Lamento no poder facilitarle más información.

El abogado había firmado la carta con rúbrica: H. Kenneth Smith. Ella había querido telefonearlo, pues le parecía que en la carta había más insinuaciones que respuestas, pero había resistido la tentación. En cambio, en cuanto hubo leído la misiva, dio de baja su apartado de correos sin indicar otra dirección para que le enviaran la correspondencia.

Ahora, depositó la carta en la cama junto a la nota necrológica de la academia St. Thomas More y se quedó mirando las dos cosas.

Le vinieron imágenes a la memoria. En cierto modo, sus hijos todavía parecían bebés cuando llegaron al sur de Florida. Eso había deseado ella; quería encontrar una manera de erradicar todos los recuerdos de los primeros tiempos en la casa de Nueva Jersey. Había hecho un esfuerzo consciente por cambiarlo todo: la ropa que llevaban, los alimentos que comían. Se había deshecho de toda tela, todo sabor y todo olor que pudiera recordarles el lugar del que habían huido. Incluso había cambiado su acento. Se había esmerado por adoptar algunos de los localismos que se usaban en los Cayos Altos. El habla bubba, como la llamaba la gente del lugar. Hizo todo cuanto pudo por conseguir que, al crecer, tuvieran la impresión de que llevaban allí toda la vida.

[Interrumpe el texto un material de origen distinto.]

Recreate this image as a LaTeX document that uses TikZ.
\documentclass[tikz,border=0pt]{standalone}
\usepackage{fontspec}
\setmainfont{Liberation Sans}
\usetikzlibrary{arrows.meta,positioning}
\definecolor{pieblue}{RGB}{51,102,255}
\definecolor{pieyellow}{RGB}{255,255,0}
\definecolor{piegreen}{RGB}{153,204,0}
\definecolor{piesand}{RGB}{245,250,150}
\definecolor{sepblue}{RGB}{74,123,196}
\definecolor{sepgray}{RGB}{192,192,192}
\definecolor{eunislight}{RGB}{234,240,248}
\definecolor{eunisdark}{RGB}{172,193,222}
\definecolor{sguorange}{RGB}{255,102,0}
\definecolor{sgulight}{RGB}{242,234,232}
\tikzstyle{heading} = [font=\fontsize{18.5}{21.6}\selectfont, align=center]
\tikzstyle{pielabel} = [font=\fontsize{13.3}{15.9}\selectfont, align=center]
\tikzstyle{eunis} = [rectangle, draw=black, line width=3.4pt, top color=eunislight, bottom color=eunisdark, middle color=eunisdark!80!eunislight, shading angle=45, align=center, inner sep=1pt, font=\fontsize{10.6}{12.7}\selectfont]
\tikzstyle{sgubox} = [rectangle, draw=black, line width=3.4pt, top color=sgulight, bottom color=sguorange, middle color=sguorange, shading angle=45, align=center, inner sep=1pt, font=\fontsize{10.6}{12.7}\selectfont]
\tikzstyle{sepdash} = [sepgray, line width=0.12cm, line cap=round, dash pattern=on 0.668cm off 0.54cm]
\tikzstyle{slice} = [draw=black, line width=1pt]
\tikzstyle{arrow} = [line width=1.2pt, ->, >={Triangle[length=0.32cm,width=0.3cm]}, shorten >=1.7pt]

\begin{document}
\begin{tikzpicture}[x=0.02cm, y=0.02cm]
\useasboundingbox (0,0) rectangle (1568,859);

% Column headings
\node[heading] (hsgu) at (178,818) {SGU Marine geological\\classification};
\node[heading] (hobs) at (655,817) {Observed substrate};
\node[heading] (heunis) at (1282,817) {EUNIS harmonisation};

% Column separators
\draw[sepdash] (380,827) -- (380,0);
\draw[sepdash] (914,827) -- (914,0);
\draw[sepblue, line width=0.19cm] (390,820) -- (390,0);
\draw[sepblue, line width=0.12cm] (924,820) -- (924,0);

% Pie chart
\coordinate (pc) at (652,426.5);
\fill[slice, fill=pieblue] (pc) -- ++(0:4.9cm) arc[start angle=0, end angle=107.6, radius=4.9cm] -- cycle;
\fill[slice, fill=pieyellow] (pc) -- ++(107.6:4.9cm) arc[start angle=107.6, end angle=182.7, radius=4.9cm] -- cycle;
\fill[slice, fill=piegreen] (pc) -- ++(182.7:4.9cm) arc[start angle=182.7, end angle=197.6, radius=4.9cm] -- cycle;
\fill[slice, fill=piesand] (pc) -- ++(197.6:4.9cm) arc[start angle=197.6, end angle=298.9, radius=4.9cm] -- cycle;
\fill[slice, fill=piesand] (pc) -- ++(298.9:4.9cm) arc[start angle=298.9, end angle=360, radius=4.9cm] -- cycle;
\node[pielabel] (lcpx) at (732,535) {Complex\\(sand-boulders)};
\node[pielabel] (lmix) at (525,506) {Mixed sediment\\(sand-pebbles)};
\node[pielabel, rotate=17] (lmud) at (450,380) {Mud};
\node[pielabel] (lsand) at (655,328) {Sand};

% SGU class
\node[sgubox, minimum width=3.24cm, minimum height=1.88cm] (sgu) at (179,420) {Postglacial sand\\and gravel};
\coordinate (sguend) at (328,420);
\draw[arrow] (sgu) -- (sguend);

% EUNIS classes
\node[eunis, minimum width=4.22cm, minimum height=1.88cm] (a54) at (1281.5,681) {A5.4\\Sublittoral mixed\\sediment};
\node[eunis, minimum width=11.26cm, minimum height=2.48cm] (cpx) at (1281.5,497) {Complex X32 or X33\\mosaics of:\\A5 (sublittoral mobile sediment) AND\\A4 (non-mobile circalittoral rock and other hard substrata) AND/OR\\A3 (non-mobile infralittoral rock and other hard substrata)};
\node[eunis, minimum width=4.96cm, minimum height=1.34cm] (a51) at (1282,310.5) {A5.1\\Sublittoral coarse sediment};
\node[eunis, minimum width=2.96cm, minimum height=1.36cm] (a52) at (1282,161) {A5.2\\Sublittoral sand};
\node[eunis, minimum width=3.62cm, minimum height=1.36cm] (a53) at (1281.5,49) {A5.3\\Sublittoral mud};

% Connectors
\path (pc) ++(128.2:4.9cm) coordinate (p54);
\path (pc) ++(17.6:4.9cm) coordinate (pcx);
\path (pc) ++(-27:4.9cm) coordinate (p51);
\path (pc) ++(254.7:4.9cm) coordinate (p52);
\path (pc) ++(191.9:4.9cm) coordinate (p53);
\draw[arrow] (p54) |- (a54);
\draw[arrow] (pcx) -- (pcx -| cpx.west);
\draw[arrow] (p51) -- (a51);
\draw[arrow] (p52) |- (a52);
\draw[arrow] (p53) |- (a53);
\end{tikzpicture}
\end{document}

Metió la mano en la caja de seguridad y extrajo una lista escrita a máquina de nombres y un pequeño fajo de fotografías. Las manos le temblaron al ponérselas sobre el regazo. Hacía muchos años que no las miraba. Las sostuvo en alto, una por una.

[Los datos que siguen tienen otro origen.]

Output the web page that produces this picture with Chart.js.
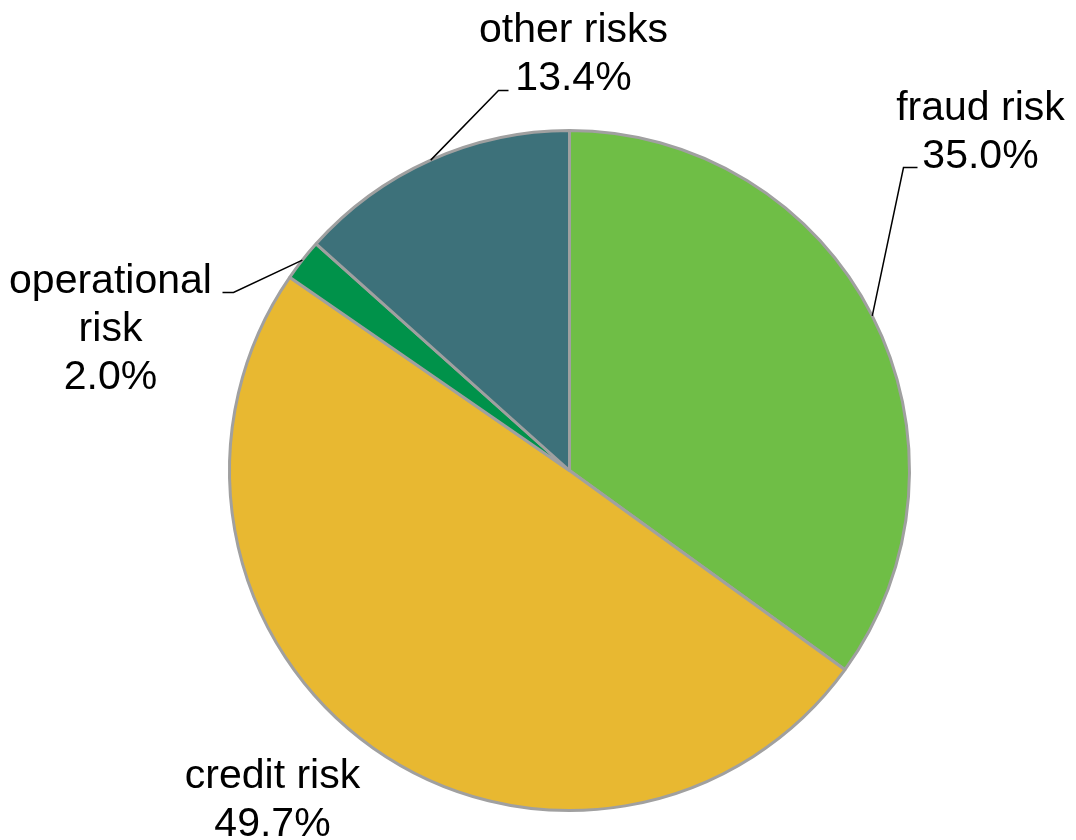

Las primeras eran de sus padres, de su hermana y de su hermano, de cuando ellos mismos eran jóvenes. Las habían hecho en una playa de Nueva Inglaterra, y tanto los trajes de baño como las tumbonas, las sombrillas y las neveras portátiles se veían ahora pasados de moda y, por tanto, resultaban ligeramente ridículos. Había un foto de su padre con una caña larga, botas de pescador y una gorra con el dibujo de un pez espada echada hacia atrás de modo que le dejaba la frente al descubierto, luciendo una sonrisa de oreja a oreja y señalando la enorme lubina americana que sujetaba por las branquias. «Ahora está muerto -pensó ella-. Debe de estarlo. Han pasado demasiados años. Ojalá lo supiera con seguridad, pero tiene que estarlo. Le enorgullecería saber que su nieta es una pescadora tan experta como lo era él. Le encantaría que ella lo llevara consigo, al menos una vez, en esa barca que tiene.»